__Recorded information__.
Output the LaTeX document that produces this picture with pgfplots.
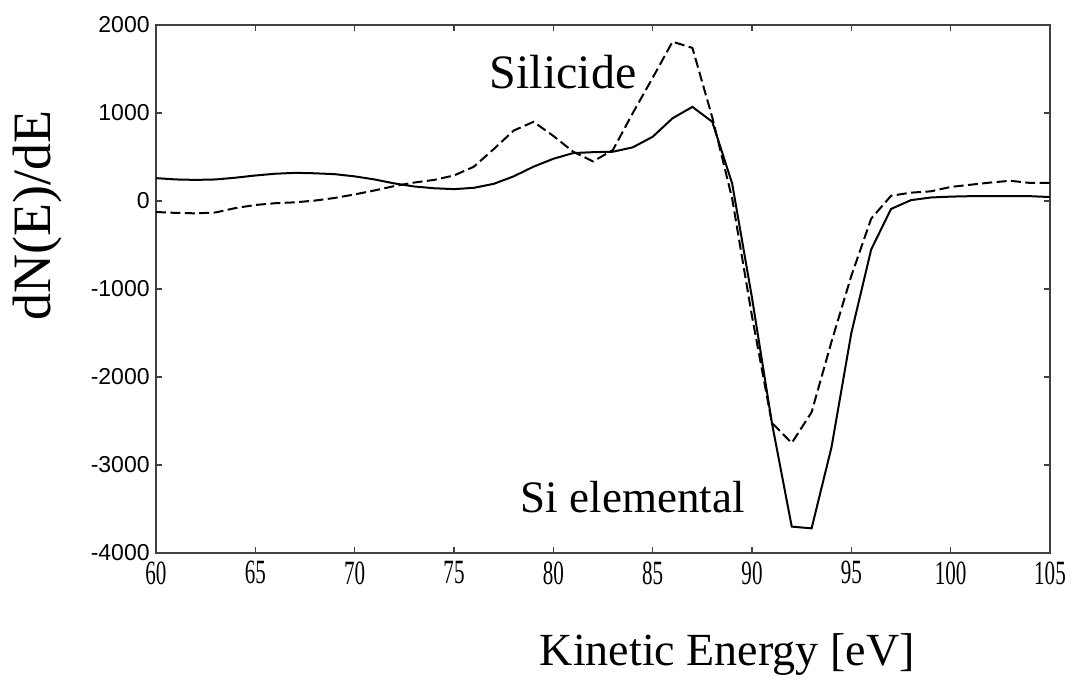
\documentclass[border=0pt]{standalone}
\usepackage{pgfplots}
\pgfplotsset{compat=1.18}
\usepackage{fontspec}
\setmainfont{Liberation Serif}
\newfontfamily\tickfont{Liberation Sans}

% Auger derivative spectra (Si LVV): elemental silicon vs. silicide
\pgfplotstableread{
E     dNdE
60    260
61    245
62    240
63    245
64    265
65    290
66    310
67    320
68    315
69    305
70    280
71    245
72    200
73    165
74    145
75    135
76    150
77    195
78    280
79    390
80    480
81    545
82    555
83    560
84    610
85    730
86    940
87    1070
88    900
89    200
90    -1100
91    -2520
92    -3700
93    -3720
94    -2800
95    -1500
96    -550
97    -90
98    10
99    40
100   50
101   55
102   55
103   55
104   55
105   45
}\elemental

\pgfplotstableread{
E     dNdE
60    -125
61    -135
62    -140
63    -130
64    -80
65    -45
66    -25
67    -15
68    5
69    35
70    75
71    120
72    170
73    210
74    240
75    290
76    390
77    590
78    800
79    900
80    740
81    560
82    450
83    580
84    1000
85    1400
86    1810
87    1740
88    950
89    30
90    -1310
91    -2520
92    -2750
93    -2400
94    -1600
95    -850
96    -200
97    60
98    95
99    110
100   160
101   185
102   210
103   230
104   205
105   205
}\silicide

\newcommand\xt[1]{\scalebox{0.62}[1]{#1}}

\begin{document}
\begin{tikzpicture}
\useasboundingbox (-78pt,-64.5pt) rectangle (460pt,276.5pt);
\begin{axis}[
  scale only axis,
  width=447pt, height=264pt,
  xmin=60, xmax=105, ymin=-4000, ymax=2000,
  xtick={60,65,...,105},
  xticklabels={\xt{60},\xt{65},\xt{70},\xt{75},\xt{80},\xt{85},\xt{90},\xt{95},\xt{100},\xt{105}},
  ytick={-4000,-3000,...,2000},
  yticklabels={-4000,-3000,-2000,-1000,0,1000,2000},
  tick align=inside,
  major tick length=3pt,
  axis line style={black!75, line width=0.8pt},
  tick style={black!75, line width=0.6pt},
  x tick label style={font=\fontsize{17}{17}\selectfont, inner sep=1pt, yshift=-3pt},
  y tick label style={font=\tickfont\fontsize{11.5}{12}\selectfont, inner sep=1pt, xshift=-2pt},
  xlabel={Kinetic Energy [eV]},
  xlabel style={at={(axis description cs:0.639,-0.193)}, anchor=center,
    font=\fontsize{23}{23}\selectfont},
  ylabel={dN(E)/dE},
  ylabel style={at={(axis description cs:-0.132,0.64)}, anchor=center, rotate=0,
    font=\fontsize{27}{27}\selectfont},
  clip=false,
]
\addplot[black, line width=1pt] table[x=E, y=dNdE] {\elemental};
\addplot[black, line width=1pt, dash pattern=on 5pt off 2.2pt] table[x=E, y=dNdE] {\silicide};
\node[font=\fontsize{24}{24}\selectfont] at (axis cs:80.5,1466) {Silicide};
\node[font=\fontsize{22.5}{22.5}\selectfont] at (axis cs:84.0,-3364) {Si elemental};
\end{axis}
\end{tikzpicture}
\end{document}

__What you will do__. Restate the listing above word for word, and skip the pictures.

__Output for this exercise__.
Output the LaTeX document that produces this picture with pgfplots.
\documentclass[border=0pt]{standalone}
\usepackage{pgfplots}
\pgfplotsset{compat=1.18}
\usepackage{fontspec}
\setmainfont{Liberation Serif}
\newfontfamily\tickfont{Liberation Sans}

% Auger derivative spectra (Si LVV): elemental silicon vs. silicide
\pgfplotstableread{
E     dNdE
60    260
61    245
62    240
63    245
64    265
65    290
66    310
67    320
68    315
69    305
70    280
71    245
72    200
73    165
74    145
75    135
76    150
77    195
78    280
79    390
80    480
81    545
82    555
83    560
84    610
85    730
86    940
87    1070
88    900
89    200
90    -1100
91    -2520
92    -3700
93    -3720
94    -2800
95    -1500
96    -550
97    -90
98    10
99    40
100   50
101   55
102   55
103   55
104   55
105   45
}\elemental

\pgfplotstableread{
E     dNdE
60    -125
61    -135
62    -140
63    -130
64    -80
65    -45
66    -25
67    -15
68    5
69    35
70    75
71    120
72    170
73    210
74    240
75    290
76    390
77    590
78    800
79    900
80    740
81    560
82    450
83    580
84    1000
85    1400
86    1810
87    1740
88    950
89    30
90    -1310
91    -2520
92    -2750
93    -2400
94    -1600
95    -850
96    -200
97    60
98    95
99    110
100   160
101   185
102   210
103   230
104   205
105   205
}\silicide

\newcommand\xt[1]{\scalebox{0.62}[1]{#1}}

\begin{document}
\begin{tikzpicture}
\useasboundingbox (-78pt,-64.5pt) rectangle (460pt,276.5pt);
\begin{axis}[
  scale only axis,
  width=447pt, height=264pt,
  xmin=60, xmax=105, ymin=-4000, ymax=2000,
  xtick={60,65,...,105},
  xticklabels={\xt{60},\xt{65},\xt{70},\xt{75},\xt{80},\xt{85},\xt{90},\xt{95},\xt{100},\xt{105}},
  ytick={-4000,-3000,...,2000},
  yticklabels={-4000,-3000,-2000,-1000,0,1000,2000},
  tick align=inside,
  major tick length=3pt,
  axis line style={black!75, line width=0.8pt},
  tick style={black!75, line width=0.6pt},
  x tick label style={font=\fontsize{17}{17}\selectfont, inner sep=1pt, yshift=-3pt},
  y tick label style={font=\tickfont\fontsize{11.5}{12}\selectfont, inner sep=1pt, xshift=-2pt},
  xlabel={Kinetic Energy [eV]},
  xlabel style={at={(axis description cs:0.639,-0.193)}, anchor=center,
    font=\fontsize{23}{23}\selectfont},
  ylabel={dN(E)/dE},
  ylabel style={at={(axis description cs:-0.132,0.64)}, anchor=center, rotate=0,
    font=\fontsize{27}{27}\selectfont},
  clip=false,
]
\addplot[black, line width=1pt] table[x=E, y=dNdE] {\elemental};
\addplot[black, line width=1pt, dash pattern=on 5pt off 2.2pt] table[x=E, y=dNdE] {\silicide};
\node[font=\fontsize{24}{24}\selectfont] at (axis cs:80.5,1466) {Silicide};
\node[font=\fontsize{22.5}{22.5}\selectfont] at (axis cs:84.0,-3364) {Si elemental};
\end{axis}
\end{tikzpicture}
\end{document}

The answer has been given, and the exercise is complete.